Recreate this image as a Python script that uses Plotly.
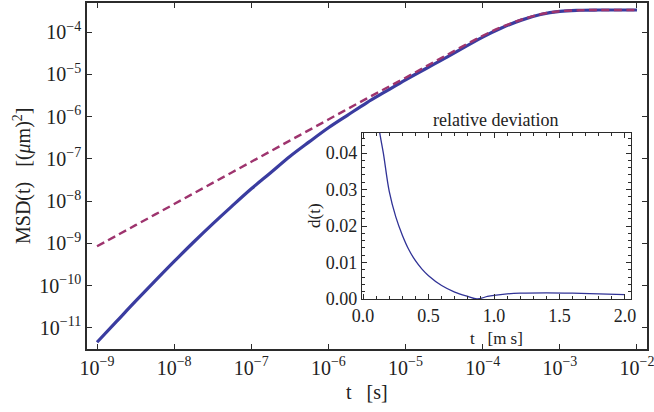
import math
import plotly.graph_objects as go

# ---- data ----
t_full = [1e-9, 1.78e-9, 3.16e-9, 5.62e-9, 1e-8, 1.78e-8, 3.16e-8, 5.62e-8,
          1e-7, 1.78e-7, 3.16e-7, 5.62e-7, 1e-6, 1.78e-6, 3.16e-6, 5.62e-6,
          1e-5, 3.16e-5, 1e-4, 1.78e-4, 3.16e-4, 5.62e-4, 1e-3, 1.78e-3,
          3.16e-3, 1e-2]
msd_full = [4.57e-12, 1.40e-11, 4.27e-11, 1.27e-10, 3.72e-10, 1.06e-9,
            2.88e-9, 7.59e-9, 1.95e-8, 4.68e-8, 1.135e-7, 2.51e-7, 5.43e-7,
            1.084e-6, 2.14e-6, 3.98e-6, 7.41e-6, 2.34e-5, 7.59e-5, 1.26e-4,
            1.91e-4, 2.60e-4, 3.09e-4, 3.27e-4, 3.31e-4, 3.31e-4]

t_approx = [1e-9, 3.16e-9, 1e-8, 3.16e-8, 1e-7, 3.16e-7, 1e-6, 3.16e-6, 1e-5,
            3.16e-5, 1e-4, 1.78e-4, 3.16e-4, 5.62e-4, 1e-3, 1.78e-3, 3.16e-3, 1e-2]
msd_approx = [8.5e-10, 2.69e-9, 8.5e-9, 2.69e-8, 8.5e-8, 2.69e-7, 8.5e-7,
              2.69e-6, 8.3e-6, 2.63e-5, 8.13e-5, 1.32e-4, 1.95e-4, 2.63e-4,
              3.09e-4, 3.27e-4, 3.31e-4, 3.31e-4]

t_ms = [0.08, 0.10, 0.13, 0.155, 0.20, 0.25, 0.30, 0.35, 0.40, 0.45, 0.50,
        0.60, 0.70, 0.80, 0.87, 0.95, 1.0, 1.1, 1.2, 1.4, 1.6, 1.8, 2.0]
dev = [0.065, 0.052, 0.045, 0.040, 0.0295, 0.0225, 0.0175, 0.0135, 0.0105,
       0.0082, 0.0064, 0.0037, 0.0019, 0.0007, 0.0000, 0.0007, 0.0010,
       0.0014, 0.0016, 0.0017, 0.0016, 0.0014, 0.0012]

main_xticks = [1e-9, 1e-8, 1e-7, 1e-6, 1e-5, 1e-4, 1e-3, 1e-2]
main_yticks = [1e-11, 1e-10, 1e-9, 1e-8, 1e-7, 1e-6, 1e-5, 1e-4]
inset_xticks = [0, 0.5, 1.0, 1.5, 2.0]
inset_xlabels = ["0.0", "0.5", "1.0", "1.5", "2.0"]
inset_yticks = [0, 0.01, 0.02, 0.03, 0.04]
inset_ylabels = ["0.00", "0.01", "0.02", "0.03", "0.04"]

W, H = 654, 412
L, R, T, B = 87, 647, 3, 349
FONT = "Liberation Serif"
AX = "#2b2b2b"
TXT = "#222"


def px(x):
    return (x - L) / (R - L)


def py(y):
    return (B - y) / (B - T)


def pow_label(v):
    e = int(round(math.log10(v)))
    return "10<sup><span style='font-size:14px'>\u2212%d</span></sup>" % (-e)


fig = go.Figure()
fig.add_trace(go.Scatter(x=t_full, y=msd_full, mode="lines", line_shape="spline",
                         line=dict(color="rgb(58,60,160)", width=3.2),
                         showlegend=False))
fig.add_trace(go.Scatter(x=t_approx, y=msd_approx, mode="lines", line_shape="spline",
                         line=dict(color="rgb(158,52,110)", width=2.4, dash="8px,4.5px"),
                         showlegend=False))
fig.add_trace(go.Scatter(x=t_ms, y=dev, mode="lines", line_shape="spline",
                         line=dict(color="rgb(48,50,150)", width=1.3),
                         xaxis="x2", yaxis="y2", showlegend=False))

common = dict(showgrid=False, zeroline=False, automargin=False, showline=True,
              linecolor=AX, mirror="allticks", ticks="inside", tickcolor=AX,
              ticklabeloverflow="allow")

fig.update_layout(
    width=W, height=H,
    margin=dict(l=L, r=W - R, t=T, b=H - B, pad=0, autoexpand=False),
    paper_bgcolor="white", plot_bgcolor="white",
    font=dict(family=FONT, size=20, color=TXT),
    xaxis=dict(type="log", range=[-9.13, -1.87],
               tickmode="array", tickvals=main_xticks,
               ticktext=[pow_label(v) for v in main_xticks],
               ticklen=5, tickwidth=1.2, linewidth=1.6,
               tickfont=dict(family=FONT, size=20, color=TXT), **common),
    yaxis=dict(type="log", range=[-11.5, -3.314],
               tickmode="array", tickvals=main_yticks,
               ticktext=[pow_label(v) for v in main_yticks],
               ticklen=5, tickwidth=1.2, linewidth=1.6,
               tickfont=dict(family=FONT, size=20, color=TXT), **common),
    xaxis2=dict(domain=[px(362), px(631)], anchor="y2", range=[-0.008, 2.046],
                tickmode="array", tickvals=inset_xticks, ticktext=inset_xlabels,
                ticklen=5, tickwidth=1, linewidth=1.4,
                minor=dict(dtick=0.1, ticks="inside", ticklen=2.5, tickcolor=AX, tickwidth=1),
                tickfont=dict(family=FONT, size=18, color=TXT), **common),
    yaxis2=dict(domain=[py(299), py(133)], anchor="x2", range=[0, 0.0455],
                tickmode="array", tickvals=inset_yticks, ticktext=inset_ylabels,
                ticklen=5, tickwidth=1, linewidth=1.4,
                minor=dict(dtick=0.002, ticks="inside", ticklen=2.5, tickcolor=AX, tickwidth=1),
                tickfont=dict(family=FONT, size=18, color=TXT), **common),
)

ann = [
    dict(text="t &nbsp; [s]", x=px(367), y=py(392), size=20, angle=0),
    dict(text="MSD(t) &nbsp; [(<i>\u03bc</i>m)<sup>2</sup>]", x=px(22), y=py(176), size=20, angle=-90),
    dict(text="relative deviation", x=px(495), y=py(120), size=18, angle=0),
    dict(text="t &nbsp; [m s]", x=px(496), y=py(338), size=17, angle=0),
    dict(text="d(t)", x=px(315), y=py(216), size=17, angle=-90),
]
for a in ann:
    fig.add_annotation(text=a["text"], x=a["x"], y=a["y"], xref="paper", yref="paper",
                       xanchor="center", yanchor="middle", showarrow=False,
                       textangle=a["angle"],
                       font=dict(family=FONT, size=a["size"], color=TXT))

fig.write_html("out.html", config={"displayModeBar": False},
               post_script="document.body.style.margin='0';document.body.style.overflow='hidden';")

--------

Your task: The pictures should not be reproduced; quote all of the other material exactly.

Response to the exercise:
Recreate this image as a Python script that uses Plotly.
import math
import plotly.graph_objects as go

# ---- data ----
t_full = [1e-9, 1.78e-9, 3.16e-9, 5.62e-9, 1e-8, 1.78e-8, 3.16e-8, 5.62e-8,
          1e-7, 1.78e-7, 3.16e-7, 5.62e-7, 1e-6, 1.78e-6, 3.16e-6, 5.62e-6,
          1e-5, 3.16e-5, 1e-4, 1.78e-4, 3.16e-4, 5.62e-4, 1e-3, 1.78e-3,
          3.16e-3, 1e-2]
msd_full = [4.57e-12, 1.40e-11, 4.27e-11, 1.27e-10, 3.72e-10, 1.06e-9,
            2.88e-9, 7.59e-9, 1.95e-8, 4.68e-8, 1.135e-7, 2.51e-7, 5.43e-7,
            1.084e-6, 2.14e-6, 3.98e-6, 7.41e-6, 2.34e-5, 7.59e-5, 1.26e-4,
            1.91e-4, 2.60e-4, 3.09e-4, 3.27e-4, 3.31e-4, 3.31e-4]

t_approx = [1e-9, 3.16e-9, 1e-8, 3.16e-8, 1e-7, 3.16e-7, 1e-6, 3.16e-6, 1e-5,
            3.16e-5, 1e-4, 1.78e-4, 3.16e-4, 5.62e-4, 1e-3, 1.78e-3, 3.16e-3, 1e-2]
msd_approx = [8.5e-10, 2.69e-9, 8.5e-9, 2.69e-8, 8.5e-8, 2.69e-7, 8.5e-7,
              2.69e-6, 8.3e-6, 2.63e-5, 8.13e-5, 1.32e-4, 1.95e-4, 2.63e-4,
              3.09e-4, 3.27e-4, 3.31e-4, 3.31e-4]

t_ms = [0.08, 0.10, 0.13, 0.155, 0.20, 0.25, 0.30, 0.35, 0.40, 0.45, 0.50,
        0.60, 0.70, 0.80, 0.87, 0.95, 1.0, 1.1, 1.2, 1.4, 1.6, 1.8, 2.0]
dev = [0.065, 0.052, 0.045, 0.040, 0.0295, 0.0225, 0.0175, 0.0135, 0.0105,
       0.0082, 0.0064, 0.0037, 0.0019, 0.0007, 0.0000, 0.0007, 0.0010,
       0.0014, 0.0016, 0.0017, 0.0016, 0.0014, 0.0012]

main_xticks = [1e-9, 1e-8, 1e-7, 1e-6, 1e-5, 1e-4, 1e-3, 1e-2]
main_yticks = [1e-11, 1e-10, 1e-9, 1e-8, 1e-7, 1e-6, 1e-5, 1e-4]
inset_xticks = [0, 0.5, 1.0, 1.5, 2.0]
inset_xlabels = ["0.0", "0.5", "1.0", "1.5", "2.0"]
inset_yticks = [0, 0.01, 0.02, 0.03, 0.04]
inset_ylabels = ["0.00", "0.01", "0.02", "0.03", "0.04"]

W, H = 654, 412
L, R, T, B = 87, 647, 3, 349
FONT = "Liberation Serif"
AX = "#2b2b2b"
TXT = "#222"


def px(x):
    return (x - L) / (R - L)


def py(y):
    return (B - y) / (B - T)


def pow_label(v):
    e = int(round(math.log10(v)))
    return "10<sup><span style='font-size:14px'>\u2212%d</span></sup>" % (-e)


fig = go.Figure()
fig.add_trace(go.Scatter(x=t_full, y=msd_full, mode="lines", line_shape="spline",
                         line=dict(color="rgb(58,60,160)", width=3.2),
                         showlegend=False))
fig.add_trace(go.Scatter(x=t_approx, y=msd_approx, mode="lines", line_shape="spline",
                         line=dict(color="rgb(158,52,110)", width=2.4, dash="8px,4.5px"),
                         showlegend=False))
fig.add_trace(go.Scatter(x=t_ms, y=dev, mode="lines", line_shape="spline",
                         line=dict(color="rgb(48,50,150)", width=1.3),
                         xaxis="x2", yaxis="y2", showlegend=False))

common = dict(showgrid=False, zeroline=False, automargin=False, showline=True,
              linecolor=AX, mirror="allticks", ticks="inside", tickcolor=AX,
              ticklabeloverflow="allow")

fig.update_layout(
    width=W, height=H,
    margin=dict(l=L, r=W - R, t=T, b=H - B, pad=0, autoexpand=False),
    paper_bgcolor="white", plot_bgcolor="white",
    font=dict(family=FONT, size=20, color=TXT),
    xaxis=dict(type="log", range=[-9.13, -1.87],
               tickmode="array", tickvals=main_xticks,
               ticktext=[pow_label(v) for v in main_xticks],
               ticklen=5, tickwidth=1.2, linewidth=1.6,
               tickfont=dict(family=FONT, size=20, color=TXT), **common),
    yaxis=dict(type="log", range=[-11.5, -3.314],
               tickmode="array", tickvals=main_yticks,
               ticktext=[pow_label(v) for v in main_yticks],
               ticklen=5, tickwidth=1.2, linewidth=1.6,
               tickfont=dict(family=FONT, size=20, color=TXT), **common),
    xaxis2=dict(domain=[px(362), px(631)], anchor="y2", range=[-0.008, 2.046],
                tickmode="array", tickvals=inset_xticks, ticktext=inset_xlabels,
                ticklen=5, tickwidth=1, linewidth=1.4,
                minor=dict(dtick=0.1, ticks="inside", ticklen=2.5, tickcolor=AX, tickwidth=1),
                tickfont=dict(family=FONT, size=18, color=TXT), **common),
    yaxis2=dict(domain=[py(299), py(133)], anchor="x2", range=[0, 0.0455],
                tickmode="array", tickvals=inset_yticks, ticktext=inset_ylabels,
                ticklen=5, tickwidth=1, linewidth=1.4,
                minor=dict(dtick=0.002, ticks="inside", ticklen=2.5, tickcolor=AX, tickwidth=1),
                tickfont=dict(family=FONT, size=18, color=TXT), **common),
)

ann = [
    dict(text="t &nbsp; [s]", x=px(367), y=py(392), size=20, angle=0),
    dict(text="MSD(t) &nbsp; [(<i>\u03bc</i>m)<sup>2</sup>]", x=px(22), y=py(176), size=20, angle=-90),
    dict(text="relative deviation", x=px(495), y=py(120), size=18, angle=0),
    dict(text="t &nbsp; [m s]", x=px(496), y=py(338), size=17, angle=0),
    dict(text="d(t)", x=px(315), y=py(216), size=17, angle=-90),
]
for a in ann:
    fig.add_annotation(text=a["text"], x=a["x"], y=a["y"], xref="paper", yref="paper",
                       xanchor="center", yanchor="middle", showarrow=False,
                       textangle=a["angle"],
                       font=dict(family=FONT, size=a["size"], color=TXT))

fig.write_html("out.html", config={"displayModeBar": False},
               post_script="document.body.style.margin='0';document.body.style.overflow='hidden';")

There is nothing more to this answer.